BFM Immo
Avis d Experts

Les acquéreurs ont-ils vraiment repris la main ?

BFM Immo
Avec une conjoncture hors norme qui voit la fin de l’envolée incontrôlable des prix, la baisse conjointe des taux de la BCE et des rendements obligataires - et dans leur sillage celle des taux de crédit immobilier, c’est officiel, les vendeurs ne font plus la loi sur le marché immobilier français. Mais est-ce à dire que les acquéreurs ont repris la main? Pas si simple… Explication.

Pour avoir une bonne vue d’ensemble, il faut comprendre que l’année 2013 est exceptionnelle à tous points de vue. D’un côté, le taux directeur de la BCE (qui influe sur les prêts immobiliers à taux variables) a été abaissé à 0,50% le 2 mai dernier, son plus bas niveau historique. Plus inédit encore, l’institution de Francfort estime qu’un abaissement du taux de la facilité de dépôt en dessous de 0 est désormais envisageable. Même mouvement singulier du côté des rendements obligataires.

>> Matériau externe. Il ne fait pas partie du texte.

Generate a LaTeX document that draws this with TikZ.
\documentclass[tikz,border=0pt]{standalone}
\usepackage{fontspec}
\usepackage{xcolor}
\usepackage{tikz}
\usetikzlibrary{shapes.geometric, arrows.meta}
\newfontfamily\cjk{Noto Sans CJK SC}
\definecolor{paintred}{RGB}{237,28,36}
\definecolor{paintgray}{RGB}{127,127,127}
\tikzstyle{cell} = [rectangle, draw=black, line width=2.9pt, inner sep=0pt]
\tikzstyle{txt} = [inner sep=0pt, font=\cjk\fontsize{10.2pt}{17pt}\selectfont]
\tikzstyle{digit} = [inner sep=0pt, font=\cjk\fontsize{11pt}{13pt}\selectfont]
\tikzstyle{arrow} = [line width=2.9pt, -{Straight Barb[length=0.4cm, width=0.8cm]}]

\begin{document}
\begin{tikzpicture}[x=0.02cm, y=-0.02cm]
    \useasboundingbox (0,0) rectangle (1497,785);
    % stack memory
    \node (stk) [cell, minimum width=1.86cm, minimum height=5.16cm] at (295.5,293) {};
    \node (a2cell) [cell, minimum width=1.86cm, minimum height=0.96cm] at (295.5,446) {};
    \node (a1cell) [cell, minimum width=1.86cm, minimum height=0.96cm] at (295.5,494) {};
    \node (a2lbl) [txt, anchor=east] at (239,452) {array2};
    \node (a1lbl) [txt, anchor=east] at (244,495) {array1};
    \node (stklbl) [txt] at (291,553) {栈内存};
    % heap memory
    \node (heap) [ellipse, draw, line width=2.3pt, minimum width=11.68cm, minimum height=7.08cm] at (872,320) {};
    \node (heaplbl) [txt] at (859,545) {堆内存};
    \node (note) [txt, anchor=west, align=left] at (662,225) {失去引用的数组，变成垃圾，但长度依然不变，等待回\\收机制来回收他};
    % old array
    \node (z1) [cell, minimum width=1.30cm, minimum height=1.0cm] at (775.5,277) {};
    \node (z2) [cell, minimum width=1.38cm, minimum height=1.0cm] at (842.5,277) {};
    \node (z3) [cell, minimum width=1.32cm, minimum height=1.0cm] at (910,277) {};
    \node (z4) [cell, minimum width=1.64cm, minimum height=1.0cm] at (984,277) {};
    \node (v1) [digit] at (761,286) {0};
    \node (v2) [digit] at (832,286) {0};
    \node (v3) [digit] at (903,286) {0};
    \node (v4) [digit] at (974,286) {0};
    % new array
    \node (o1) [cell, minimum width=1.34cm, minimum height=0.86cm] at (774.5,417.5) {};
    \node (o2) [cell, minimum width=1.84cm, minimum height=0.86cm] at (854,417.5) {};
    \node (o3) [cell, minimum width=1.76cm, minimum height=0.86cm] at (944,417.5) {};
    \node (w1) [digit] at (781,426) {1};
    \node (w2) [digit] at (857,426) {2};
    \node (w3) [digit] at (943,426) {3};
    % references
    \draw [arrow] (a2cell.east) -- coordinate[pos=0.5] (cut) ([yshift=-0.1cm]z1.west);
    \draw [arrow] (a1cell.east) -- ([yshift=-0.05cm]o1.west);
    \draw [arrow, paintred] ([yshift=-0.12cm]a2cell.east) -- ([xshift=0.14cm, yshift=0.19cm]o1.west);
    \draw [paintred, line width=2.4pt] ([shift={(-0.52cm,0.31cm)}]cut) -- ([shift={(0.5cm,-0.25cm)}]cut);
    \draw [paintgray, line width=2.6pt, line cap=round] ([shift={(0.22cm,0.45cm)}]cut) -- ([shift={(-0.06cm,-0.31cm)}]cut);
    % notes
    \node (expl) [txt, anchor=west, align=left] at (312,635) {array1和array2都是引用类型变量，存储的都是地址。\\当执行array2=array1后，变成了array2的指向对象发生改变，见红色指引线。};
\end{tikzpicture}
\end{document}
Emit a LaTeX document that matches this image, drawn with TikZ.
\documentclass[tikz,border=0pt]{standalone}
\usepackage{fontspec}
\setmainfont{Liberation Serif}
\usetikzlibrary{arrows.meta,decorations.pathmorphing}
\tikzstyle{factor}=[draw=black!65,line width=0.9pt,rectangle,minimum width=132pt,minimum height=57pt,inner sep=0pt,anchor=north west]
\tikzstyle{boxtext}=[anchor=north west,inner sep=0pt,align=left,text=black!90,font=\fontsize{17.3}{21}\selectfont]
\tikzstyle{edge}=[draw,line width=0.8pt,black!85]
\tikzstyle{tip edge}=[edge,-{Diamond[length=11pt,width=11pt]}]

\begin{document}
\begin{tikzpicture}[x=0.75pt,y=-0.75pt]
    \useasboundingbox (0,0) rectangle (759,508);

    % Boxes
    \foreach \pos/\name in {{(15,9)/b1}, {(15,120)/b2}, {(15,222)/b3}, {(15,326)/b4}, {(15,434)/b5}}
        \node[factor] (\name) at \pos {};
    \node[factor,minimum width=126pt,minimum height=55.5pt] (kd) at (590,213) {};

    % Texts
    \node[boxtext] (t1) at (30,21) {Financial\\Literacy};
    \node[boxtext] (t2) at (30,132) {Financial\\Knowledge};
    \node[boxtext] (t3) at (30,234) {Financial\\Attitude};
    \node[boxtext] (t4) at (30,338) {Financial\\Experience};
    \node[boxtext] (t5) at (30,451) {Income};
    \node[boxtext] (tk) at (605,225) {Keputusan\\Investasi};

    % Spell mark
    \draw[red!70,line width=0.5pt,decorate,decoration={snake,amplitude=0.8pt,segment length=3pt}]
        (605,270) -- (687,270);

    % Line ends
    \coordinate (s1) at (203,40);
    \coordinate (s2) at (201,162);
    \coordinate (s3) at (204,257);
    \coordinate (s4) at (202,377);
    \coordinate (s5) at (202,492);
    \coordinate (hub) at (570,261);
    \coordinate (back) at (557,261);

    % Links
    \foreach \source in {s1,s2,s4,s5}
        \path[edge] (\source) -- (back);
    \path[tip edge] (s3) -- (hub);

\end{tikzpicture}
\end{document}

L’OAT 10 ans (sur lequel se calquent les prêts à taux longs) a atteint son plancher ce dernier mois avec 1,67%, à l’instar des autres rendements européens qui enregistrent des chutes records, comme en Allemagne, en Belgique et même en Italie et en Espagne. Enfin, dernier point hautement positif, les prix de l’immobilier ont enfin marqué le pas avec des corrections significatives dans les plus grandes villes de France. Dans leur sillage, les taux de crédit immobilier ont également baissé inexorablement, déjouant tous les pronostiques de 2012 qui prévoyaient un regain de la hausse. Les voilà établis autour de 3% en moyenne, entrant dans la légende. Et redonnant une bouffée d’oxygène au pouvoir d’achat des acquéreurs. Légitimement, on pourrait alors croire que les acheteurs ont enfin repris la main sur le marché immobilier après des années de diktat des vendeurs. La réalité est plus insolite. Il n’en est rien…

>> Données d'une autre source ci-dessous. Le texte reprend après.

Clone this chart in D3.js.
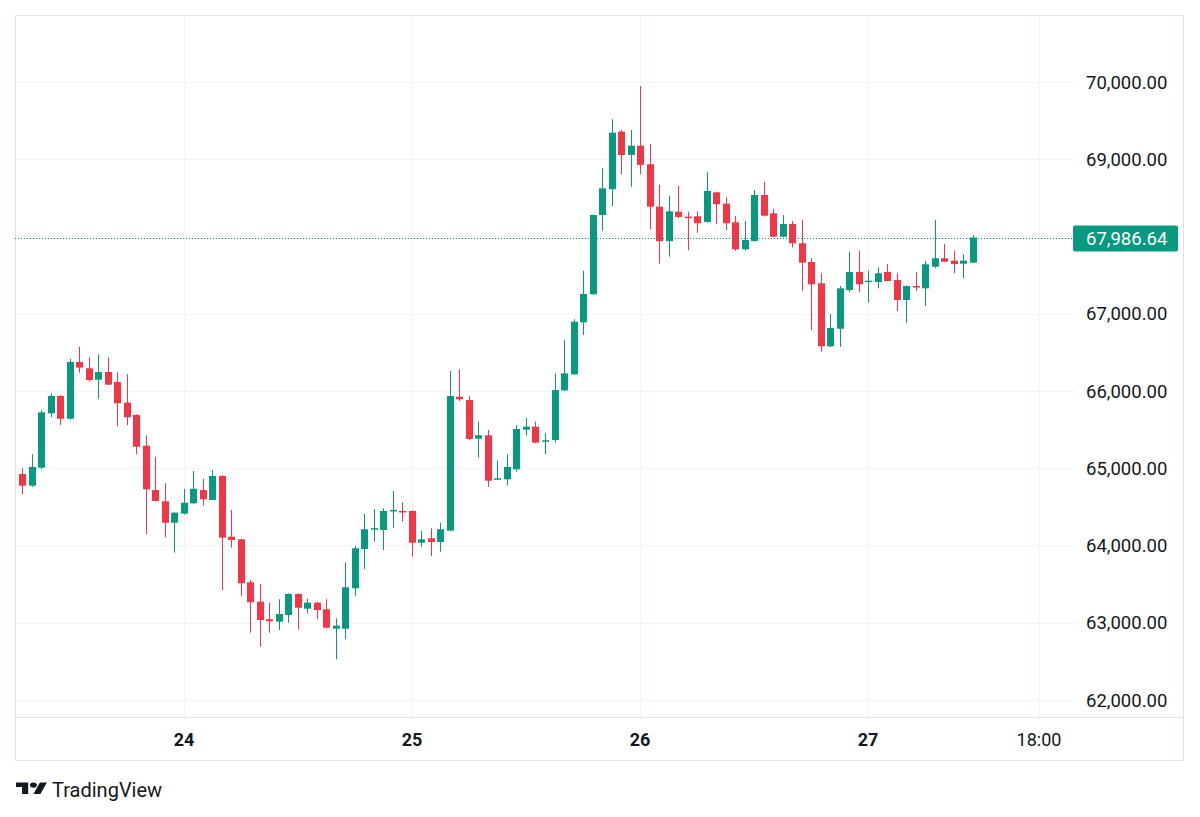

Pourquoi ? Parce que de l’autre côté, la France vient officiellement d’entrer en récession, sans espoir d’un retour de la croissance pour 2013. Véritable illustration de la morosité économique ambiante, le volume des prêts immobiliers accordés par les banques a plongé, alors même que les voyants sont tous au vert (baisses des taux de prêt et des prix de l’immobilier). Le constat est simple : la demande, trop faible, est en train de manquer ce rendez-vous historique. Et il faudra manifestement plus qu’une baisse des taux de la BCE pour redonner confiance aux ménages et relancer la consommation. Car l’emprunt reste trop souvent encore un chemin de croix : si les acquéreurs bénéficient actuellement de taux exceptionnellement bas, ils se heurtent parallèlement à un durcissement des conditions d’octroi. Selon l’Observatoire du crédit logement, les banques imposent désormais en moyenne un apport représentant 28% du coût de l’opération. Elles passent également au crible le taux d’endettement, qui doit être de 30% maximum et la situation professionnelle. Les acheteurs qui ne sont pas en CDI ne peuvent espérer trouver grâce auprès de leur banquier. Le résultat, c’est que si certains acquéreurs, bénéficiant d’un bon dossier et d’un CDI, voient effectivement leur pouvoir d’achat gonfler sensiblement avec à la clé une chance de grappiller quelques mètres carrés supplémentaires, les autres restent toujours exclus des meilleures offres de crédit. En attendant que la croissance revienne.